The panel majority noted that, as there's no federal law limiting state court's jurisdiction, the two tiers run concurrently, and the state court judge then properly exercised jurisdiction in the matter when the lower court denied Trump's earlier motion to dismiss.
The suit was brought by Zervos in January 2017. She claimed that in two separate incidents Trump made unwanted sexual advances toward her while she was a contestant on “The Apprentice.” During the 2016 presidential campaign, Trump allegedly defamed Zervos when he claimed her allegations were lies.
Trump sought to dismiss the suit for lack of jurisdiction, or, in the alternative, stay the proceedings until he was out of office. State Supreme Court Justice Jennifer Schecter of Manhattan dismissed the president's motions, finding that the Clinton case, which Trump had said implied supremacy over state court actions because they lacked direct control over a president, pointed to an opposite conclusion.
In siding with Schecter's reasoning, the appellate panel majority said Trump's supremacy clause argument that the federal executive branch was essentially beyond the reach of state courts “finds no support in constitutional text or case law.”
“…[T]hough he is tasked with significant responsibilities, the President is still a person, and he is not above the law,” Renwick wrote.
For the supremacy clause to kick in, an affirmative action is required to take jurisdiction away from the state courts, not simply being president of the United States.
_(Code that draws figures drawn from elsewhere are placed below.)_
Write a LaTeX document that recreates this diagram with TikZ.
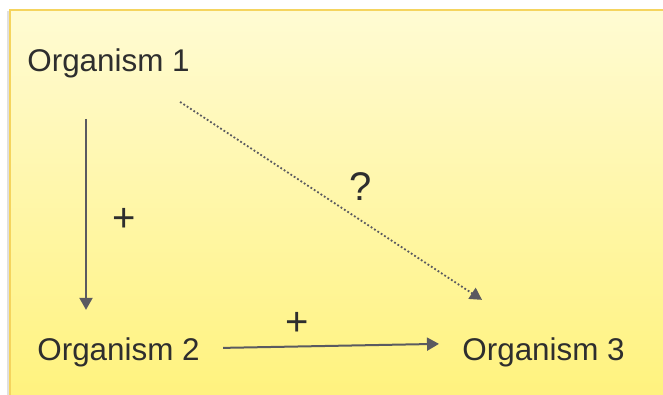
\documentclass[tikz,border=0pt]{standalone}
\usepackage{fontspec}
\setmainfont{Liberation Sans}
\usetikzlibrary{arrows.meta,calc}

\definecolor{boxtop}{HTML}{FFFBD3}
\definecolor{boxbottom}{HTML}{FFF27C}
\definecolor{boxline}{HTML}{F5D45E}
\definecolor{arrowgray}{HTML}{5A5A60}
\definecolor{textgray}{HTML}{2E2E2E}

\tikzset{
	organism/.style={inner sep=0pt, anchor=base west, text=textgray, font=\fontsize{15.7}{19}\selectfont},
	sign/.style={inner sep=0pt, text=textgray, font=\fontsize{20}{24}\selectfont},
	link/.style={draw=arrowgray, line width=1pt, -{Triangle[length=6pt,width=6.5pt]}},
	maybe/.style={link, line width=0.9pt, dash pattern=on 0.9pt off 1.1pt}
}

\begin{document}
\begin{tikzpicture}[x=0.5pt, y=-0.5pt]
		% Background
		\useasboundingbox (0, 0) rectangle (663, 395);
		\fill[white] (0, 0) rectangle (663, 395);
		\draw[black!12, line width=1pt] (7.5, 11) -- (7.5, 400);
		\shade[top color=boxtop, bottom color=boxbottom, draw=boxline, line width=1pt]
			(10, 10) rectangle (675, 405);
		
		% Organisms
		\node[organism] (org1) at (27, 72) {Organism 1};
		\node[organism] (org2) at (37, 360) {Organism 2};
		\node[organism] (org3) at (462, 360) {Organism 3};
		
		% Interactions
		\draw[link] ($(org1.south west)+(59, 40)$) -- ($(org2.north west)+(49, -27)$);
		\node[sign] (plus1) at (124, 220) {+};
		
		\draw[link] ($(org2.east)+(23, -4)$) -- ($(org3.west)+(-23, -8)$);
		\node[sign] (plus2) at (297, 324) {+};
		
		% Unknown effect
		\draw[maybe] ($(org1.south east)+(-10, 23)$) -- ($(org3.north west)+(20, -37)$);
		\node[sign] (query) at (361, 187) {?};
	\end{tikzpicture}
\end{document}
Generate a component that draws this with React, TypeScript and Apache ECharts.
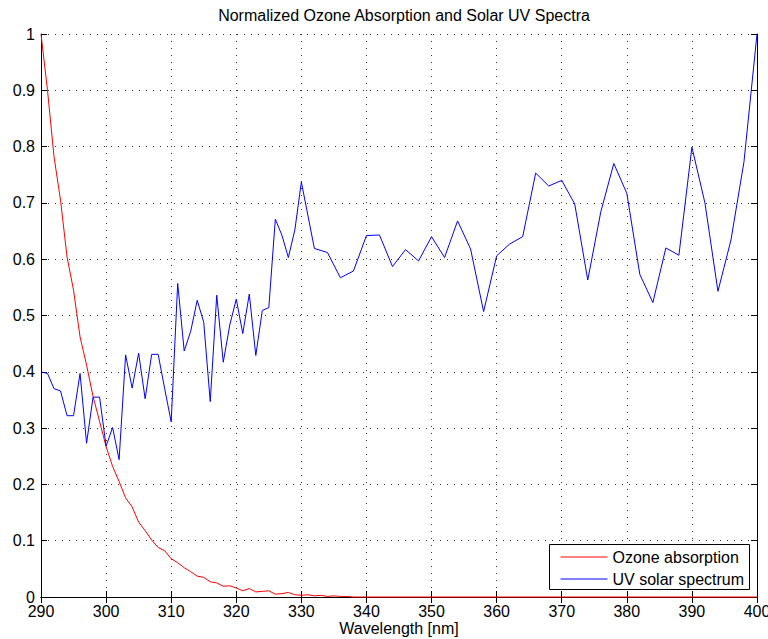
import React, { useEffect, useRef } from "react";
import * as echarts from "echarts";

// Ozone absorption cross-section (normalized), 1 nm steps from 290 to 340 nm, then flat zero to 400 nm
const ozoneWavelengths = [
  290, 291, 292, 293, 294, 295, 296, 297, 298, 299,
  300, 301, 302, 303, 304, 305, 306, 307, 308, 309,
  310, 311, 312, 313, 314, 315, 316, 317, 318, 319,
  320, 321, 322, 323, 324, 325, 326, 327, 328, 329,
  330, 331, 332, 333, 334, 335, 336, 337, 338, 339,
  340, 400,
];
const ozoneValues = [
  1.0, 0.9, 0.782, 0.705, 0.604, 0.545, 0.462, 0.412, 0.356, 0.312,
  0.267, 0.232, 0.205, 0.176, 0.16, 0.133, 0.118, 0.101, 0.088, 0.082,
  0.068, 0.061, 0.052, 0.045, 0.037, 0.035, 0.027, 0.025, 0.019, 0.02,
  0.016, 0.011, 0.015, 0.009, 0.01, 0.011, 0.005, 0.006, 0.008, 0.004,
  0.003, 0.004, 0.002, 0.003, 0.001, 0.002, 0.001, 0.001, 0.0, 0.0,
  0.0, 0.0,
];

// Solar UV spectrum (normalized): 1 nm steps up to 330 nm, 2 nm steps after
const uvWavelengths = [
  290, 291, 292, 293, 294, 295, 296, 297, 298, 299,
  300, 301, 302, 303, 304, 305, 306, 307, 308, 309,
  310, 311, 312, 313, 314, 315, 316, 317, 318, 319,
  320, 321, 322, 323, 324, 325, 326, 327, 328, 329,
  330, 332, 334, 336, 338, 340, 342, 344, 346, 348,
  350, 352, 354, 356, 358, 360, 362, 364, 366, 368,
  370, 372, 374, 376, 378, 380, 382, 384, 386, 388,
  390, 392, 394, 396, 398, 400,
];
const uvValues = [
  0.4, 0.397, 0.37, 0.366, 0.322, 0.322, 0.397, 0.273, 0.355, 0.355,
  0.268, 0.301, 0.244, 0.43, 0.371, 0.433, 0.352, 0.431, 0.431, 0.37,
  0.311, 0.557, 0.437, 0.472, 0.527, 0.488, 0.347, 0.536, 0.417, 0.483,
  0.529, 0.468, 0.538, 0.429, 0.509, 0.514, 0.671, 0.643, 0.603, 0.652,
  0.737, 0.619, 0.612, 0.567, 0.579, 0.642, 0.643, 0.587, 0.617, 0.597,
  0.64, 0.603, 0.668, 0.618, 0.507, 0.606, 0.627, 0.64, 0.753, 0.73,
  0.74, 0.698, 0.563, 0.684, 0.77, 0.717, 0.573, 0.523, 0.62, 0.607,
  0.799, 0.7, 0.543, 0.634, 0.773, 1.0,
];

const seriesNames = ["Ozone absorption", "UV solar spectrum"];
const FONT = "'Liberation Sans', Arial, Helvetica, sans-serif";

export default function App() {
  const ref = useRef<HTMLDivElement>(null);

  useEffect(() => {
    if (!ref.current) return;
    const chart = echarts.init(ref.current, undefined, { renderer: "svg" });

    const gridLine = { show: true, lineStyle: { color: "#333", width: 1, type: [1, 6] as any } };
    const tick = { show: true, inside: true, length: 6, lineStyle: { color: "#000" } };
    const axisLine = { show: true, lineStyle: { color: "#000", width: 1 } };
    const label = { color: "#000", fontSize: 16, fontFamily: FONT };

    chart.setOption({
      animation: false,
      backgroundColor: "#fff",
      title: {
        text: "Normalized Ozone Absorption and Solar UV Spectra",
        left: 399,
        top: 2,
        textAlign: "center",
        textStyle: { color: "#000", fontSize: 16, fontWeight: "normal", fontFamily: FONT },
      },
      grid: {
        left: 41,
        right: 11,
        top: 34,
        bottom: 42,
        containLabel: false,
        outerBoundsMode: "none",
      },
      // legend frame
      graphic: [
        {
          type: "rect",
          left: 549,
          top: 544,
          z: 10,
          shape: { width: 200, height: 45 },
          style: { fill: "#fff", stroke: "#000", lineWidth: 1 },
        },
      ],
      legend: {
        orient: "vertical",
        left: 549,
        top: 544,
        z: 20,
        padding: [5, 4, 6, 11],
        itemGap: 6,
        itemWidth: 47,
        itemHeight: 14,
        data: seriesNames,
        itemStyle: { opacity: 0 },
        lineStyle: { width: 1 },
        textStyle: { color: "#000", fontSize: 16, fontFamily: FONT },
      },
      xAxis: [
        {
          type: "value",
          min: 290,
          max: 400,
          interval: 10,
          position: "bottom",
          name: "Wavelength [nm]",
          nameLocation: "middle",
          nameGap: 23,
          nameMoveOverlap: false,
          nameTextStyle: label,
          axisLine,
          axisTick: tick,
          axisLabel: { ...label, margin: 6 },
          splitLine: gridLine,
        },
        {
          type: "value",
          min: 290,
          max: 400,
          interval: 10,
          position: "top",
          axisLine,
          axisTick: tick,
          axisLabel: { show: false },
          splitLine: { show: false },
        },
      ],
      yAxis: [
        {
          type: "value",
          min: 0,
          max: 1,
          interval: 0.1,
          position: "left",
          axisLine,
          axisTick: tick,
          axisLabel: { ...label, margin: 6 },
          splitLine: gridLine,
        },
        {
          type: "value",
          min: 0,
          max: 1,
          interval: 0.1,
          position: "right",
          axisLine,
          axisTick: tick,
          axisLabel: { show: false },
          splitLine: { show: false },
        },
      ],
      series: [
        {
          name: seriesNames[0],
          type: "line",
          symbol: "none",
          clip: false,
          data: ozoneWavelengths.map((w, i) => [w, ozoneValues[i]]),
          lineStyle: { color: "#ff0000", width: 1 },
          itemStyle: { color: "#ff0000" },
        },
        {
          name: seriesNames[1],
          type: "line",
          symbol: "none",
          clip: false,
          data: uvWavelengths.map((w, i) => [w, uvValues[i]]),
          lineStyle: { color: "#0000ff", width: 1 },
          itemStyle: { color: "#0000ff" },
        },
      ],
    });

    return () => chart.dispose();
  }, []);

  return (
    <div
      ref={ref}
      style={{ position: "fixed", left: 0, top: 0, width: 768, height: 639 }}
    />
  );
}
That the alleged acts at issue occurred before he was in office, and have no bearing on his official duties only further eviscerates the argument Trump should be immune from state actions, the panel majority reasoned.
The majority also dismissed the issue of state's having undue control over the president as a basis for immunity. Trump raised the issue, based on a footnote in Clinton, that not being part of the federal system, a state court can't hold the president to account. The panel majority rejected this argument, too, as immaterial considering the overall Clinton decision and the lack of immunity provided through a law passed by Congress.
“Contrary to defendant's contention, Clinton v. Jones did not suggest that its reasoning would not apply to state court actions. It merely identified a potential constitutional concern,” Renwick wrote, adding that state courts were likely sensitive enough to the issue to never raise legitimate concerns about overreaching in their demands on a sitting president.
In their dissent, Appellate Justices Peter Tom and Angela Mazzarelli agreed with Trump's argument that subjecting him to state trial court's jurisdiction “imposes upon him a degree of control by the State of New York that interferes with his ability to carry out his constitutional duty of executing the laws of the United States.”
“Since the Supremacy Clause guarantees that any effort by the individual states to annul, minimize, or otherwise interfere with those laws will be struck down, it follows that any effort by a state court to control the President must likewise fail,” Mazzarelli argued in the dissent.
Zervos is represented on appeal by Cuti Hecker Wang name attorney Mariann Wang. In a statement, Wang said she and her client were heartened the First Department “once again” affirmed the president is not above the law.
“The case has proceeded in the trial court and discovery continues. We look forward to proving to a jury that Ms. Zervos told the truth about Defendant's unwanted sexual groping and holding him accountable for his malicious lies,” Wang said.
Trump is represented in the matter by Kasowitz Benson Torres name attorney Marc Kasowitz. In a statement, Kasowitz said he and his client disagree with the panel's findings.
“We believe that the well-reasoned dissenting opinion by 2 of the 5 justices, citing the U.S. Supreme Court decision in the Clinton v. Jones case, is correct in concluding that the Supremacy Clause of the U.S. Constitution bars state courts from hearing cases against the President while he or she is in office,” Kasowitz said. ” We will seek to appeal the majority decision to New York's highest court, the Court of Appeals, which we expect will agree with the dissent.”